The stern man's job is to help "wrangle" the "bugs", this is what the locals call lobster, by tending each lobster trap as it's hauled from the deep and placed on the "work table". The work table is where the stern man does his work of opening the trap, then grabbing and measuring the bugs to determine if they were "keepers" or not. Once determined a bug was a "keeper" it was then checked to see that it didn't have eggs (an "egger") under her tail and also, a "V" notch clipped on one of her tail fans. (This meant that she was a healthy, fertile bug that needed to be thrown back.) "Shorts" were also released to grow up for another catch someday. The work was dirty, hard and dangerous but I loved it!

Setting lobster traps after being serviced and baited, required the stern man to have coils of lines unraveling at his feet as the haul was launched off the stern of the boat. One could get tangled in the lines and whisked overboard in a wink, only to be sunk with the weight of the traps below him. Drowning was always a concern along with losing fingers or any other appendage, for that matter. Aside from the obvious dangers of working on the sea, the experience gave me a sense of pride. I felt that I was a part of something bigger than myself and more importantly the grief I was carrying from the loss of a parent seemed less daunting.

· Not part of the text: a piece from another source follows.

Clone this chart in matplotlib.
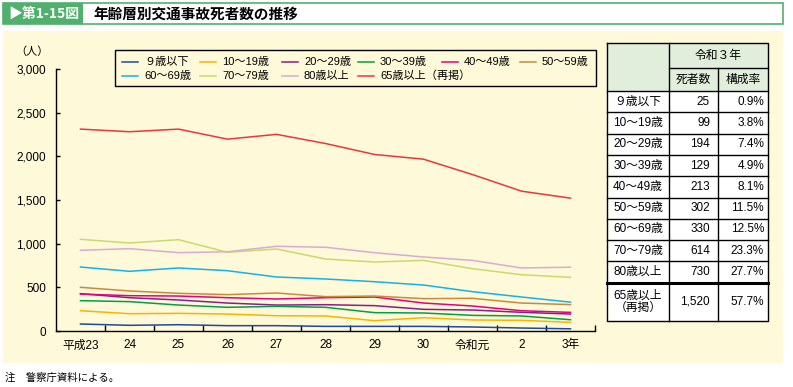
import numpy as np
import matplotlib
matplotlib.use("Agg")
import matplotlib.pyplot as plt
from matplotlib.patches import Rectangle

plt.rcParams['font.family'] = ['Liberation Sans', 'Noto Sans CJK JP', 'DejaVu Sans']
cjk = ['Noto Sans CJK JP', 'DejaVu Sans']

# data
years = ['平成23', '24', '25', '26', '27', '28', '29', '30', '令和元', '2', '3年']
age_groups = ['９歳以下', '10～19歳', '20～29歳', '30～39歳', '40～49歳', '50～59歳',
              '60～69歳', '70～79歳', '80歳以上', '65歳以上（再掲）']
under9 = [80, 65, 72, 61, 61, 53, 53, 53, 46, 34, 25]
age10s = [232, 198, 202, 194, 175, 172, 118, 152, 126, 122, 99]
age20s = [427, 381, 355, 320, 297, 301, 290, 248, 240, 214, 194]
age30s = [347, 336, 297, 271, 282, 271, 210, 206, 179, 172, 129]
age40s = [423, 404, 400, 381, 366, 381, 389, 320, 286, 232, 213]
age50s = [500, 458, 431, 416, 435, 393, 400, 370, 374, 320, 302]
age60s = [732, 683, 721, 690, 618, 595, 564, 526, 450, 389, 330]
age70s = [1049, 1007, 1045, 900, 938, 824, 789, 808, 713, 644, 614]
age80 = [923, 942, 896, 907, 969, 958, 896, 847, 808, 721, 730]
over65 = [2310, 2280, 2310, 2195, 2250, 2145, 2020, 1966, 1790, 1600, 1520]
series = [under9, age10s, age20s, age30s, age40s, age50s, age60s, age70s, age80, over65]
colors = ['#1d4a9c', '#f7b500', '#8c1c8c', '#00a046', '#e5007f', '#c98a3c',
          '#16b1e6', '#c9da6c', '#d9abd3', '#e8383d']

table_rows = ['９歳以下', '10～19歳', '20～29歳', '30～39歳', '40～49歳', '50～59歳',
              '60～69歳', '70～79歳', '80歳以上', '65歳以上\n（再掲）']
table_deaths = [25, 99, 194, 129, 213, 302, 330, 614, 730, 1520]
table_share = [0.9, 3.8, 7.4, 4.9, 8.1, 11.5, 12.5, 23.3, 27.7, 57.7]

W, H = 793, 387
green = '#52b06e'
cream = '#fef9d8'
fig = plt.figure(figsize=(W / 100, H / 100), dpi=100)

# background layer in pixel coordinates
bg = fig.add_axes([0, 0, 1, 1], zorder=0)
bg.set_xlim(0, W)
bg.set_ylim(H, 0)
bg.axis('off')

bg.add_patch(Rectangle((3, 31), 780, 332, fc=cream, ec='none'))
bg.add_patch(Rectangle((3, 3), 780, 21, fc='white', ec=green, lw=1.2))
bg.add_patch(Rectangle((3, 3), 80, 21, fc=green, ec='none'))
bg.text(8, 13.5, '▶第1-15図', color='white', fontsize=10, fontweight='bold', va='center',
        family=cjk)
bg.text(93, 13.5, '年齢層別交通事故死者数の推移', color='black', fontsize=10.5,
        fontweight='bold', va='center', family=cjk)
bg.text(32, 52, '（人）', fontsize=8, ha='center', va='center', family=cjk)
bg.text(5, 378, '注　警察庁資料による。', fontsize=7.5, va='center', family=cjk)

# legend (hand placed, rows of 6 and 4)
bg.add_patch(Rectangle((115, 50), 481, 36, fc=cream, ec='black', lw=1.0))
col_x = [122, 200, 282, 358, 442, 520]
row_y = [61.5, 75.5]
for i, (lab, c) in enumerate(zip(age_groups, colors)):
    r, k = divmod(i, 6)
    x0, y0 = col_x[k], row_y[r]
    bg.plot([x0, x0 + 16], [y0, y0], color=c, lw=1.1)
    bg.text(x0 + 22, y0, lab, fontsize=8, va='center')

# table
tx = [607, 669, 718, 768]
top, h1, h2 = 43, 68, 91
rh = 21.3
body_bottom = h2 + rh * 9
bottom = 321
bg.add_patch(Rectangle((tx[0], top), tx[3] - tx[0], h2 - top, fc='#e1eedb', ec='none'))
bg.add_patch(Rectangle((tx[0], h2), tx[3] - tx[0], bottom - h2, fc='white', ec='none'))
lw = 1.0
bg.plot([tx[0], tx[3], tx[3], tx[0], tx[0]], [top, top, bottom, bottom, top], color='black', lw=lw)
bg.plot([tx[1], tx[1]], [top, bottom], color='black', lw=lw)
bg.plot([tx[2], tx[2]], [h1, bottom], color='black', lw=lw)
bg.plot([tx[1], tx[3]], [h1, h1], color='black', lw=lw)
bg.plot([tx[0], tx[3]], [h2, h2], color='black', lw=lw)
for j in range(1, 9):
    yy = h2 + rh * j
    bg.plot([tx[0], tx[3]], [yy, yy], color='black', lw=lw)
bg.plot([tx[0], tx[3]], [body_bottom, body_bottom], color='black', lw=2.2)
bg.text((tx[1] + tx[3]) / 2, (top + h1) / 2, '令和３年', fontsize=8.5, ha='center', va='center',
        family=cjk)
bg.text((tx[1] + tx[2]) / 2, (h1 + h2) / 2, '死者数', fontsize=8.5, ha='center', va='center',
        family=cjk)
bg.text((tx[2] + tx[3]) / 2, (h1 + h2) / 2, '構成率', fontsize=8.5, ha='center', va='center',
        family=cjk)
for j, (lab, d, s) in enumerate(zip(table_rows, table_deaths, table_share)):
    if j < 9:
        yc = h2 + rh * (j + 0.5)
    else:
        yc = (body_bottom + bottom) / 2
    bg.text((tx[0] + tx[1]) / 2, yc, lab, fontsize=8.5, ha='center', va='center',
            linespacing=1.1)
    bg.text(tx[2] - 8, yc, f'{d:,}', fontsize=8.5, ha='right', va='center')
    bg.text(tx[3] - 4, yc, f'{s:.1f}%', fontsize=8.5, ha='right', va='center')

# line chart
ax = fig.add_axes([56 / W, 1 - 331 / H, (595 - 56) / W, (331 - 68.8) / H], zorder=1)
ax.patch.set_alpha(0)
x = np.arange(len(years))
for vals, c in zip(series, colors):
    ax.plot(x, vals, color=c, lw=1.1)
ax.set_xlim(-0.5, len(years) - 0.5)
ax.set_ylim(0, 3000)
ax.spines[['top', 'right']].set_visible(False)
ax.spines[['left', 'bottom']].set_linewidth(1.0)
ax.set_xticks(x)
ax.set_xticklabels(years, fontsize=8.5)
ax.tick_params(axis='x', which='major', length=0, pad=6)
ax.set_xticks(np.arange(0.5, len(years), 1), minor=True)
ax.tick_params(axis='x', which='minor', direction='in', length=4, width=1.0)
yt = list(range(0, 3001, 500))
ax.set_yticks(yt)
ax.set_yticklabels([f'{v:,}' for v in yt], fontsize=8.5)
ax.tick_params(axis='y', direction='in', length=3, width=1.0, pad=7)

fig.savefig('out.png', dpi=100)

I was doing what my ancestors did, they fished and they lived off the ocean and it seemed similar to what countless generations of ranchers and cowboys did too. Both are powerful identities and both provided a way to live and prosper. It was an honor to participate in both and I feel lucky to experience such richness as a teen making his way to adulthood. Meanwhile, "back at the ranch"!

The stern man banding the claws of a "keeper". 

Back in California, the ranch, as I mentioned before, was no different when it came to pride and the feelings I would get. I got to participate in ranching as a young man and I was working in one of the last remaining ranches in the east bay. For 5 years, I cared for champion quarter horses who were winning countless awards during horse shows at the Cow Palace and beyond. I didn’t know much about that aspect of what I was involved with then but today, I get a strong sense that I took part in a vanishing old west that got eaten up by time and by the unstoppable urban sprawl that plagues most of the west, even more so today.

Quarter Horses were once a large part of life in the hills of Hayward, California.

Today, thousands of acres of beautiful ranch lands are now covered in condos and housing developments. In between the vast swathes of new homes, you can still catch glimpses of the past here and there. Old corals and branding pens rot with age but they speak of times in the not so distant past. It is these remnants of the old west that fascinate me and now that I live in Utah, I have made searching out and photographing what remains of the old west one of my favorite past-times.

The urban sprawl issue is a big one in Utah and the rest of the west as more and more people cram the cities and towns of the Intermountain west. Like Hayward during the 1970s, here in Utah, you don’t have to drive far to see what remains of yesteryear.

What remains of an old tractor and columbine, Brigham City, Utah.

I can honestly say I’m truly a westerner, now that I have lived in the “out here” for most of my life. I feel as though the land and its history has worked its way into my blood. Although my immediate family were not part of the “Great Migration” westward, I can say that I’m a modern pioneer, really. The west is a big part of who I am and I love it here. As for my New England roots? Well, I’m deeply proud of those too. Like all Americans, I’m a part of the continuation of countless stories and my personal journey is part of the the bigger whole. Like the needle point comforter on our bed, we’re all stitched together to make one story.

It’s my passion and intention to continue capturing images of the west, past and present. I will keep searching for the stories left behind by the people before us and hopefully, I can capture some rare images, before it all blows away in the wind.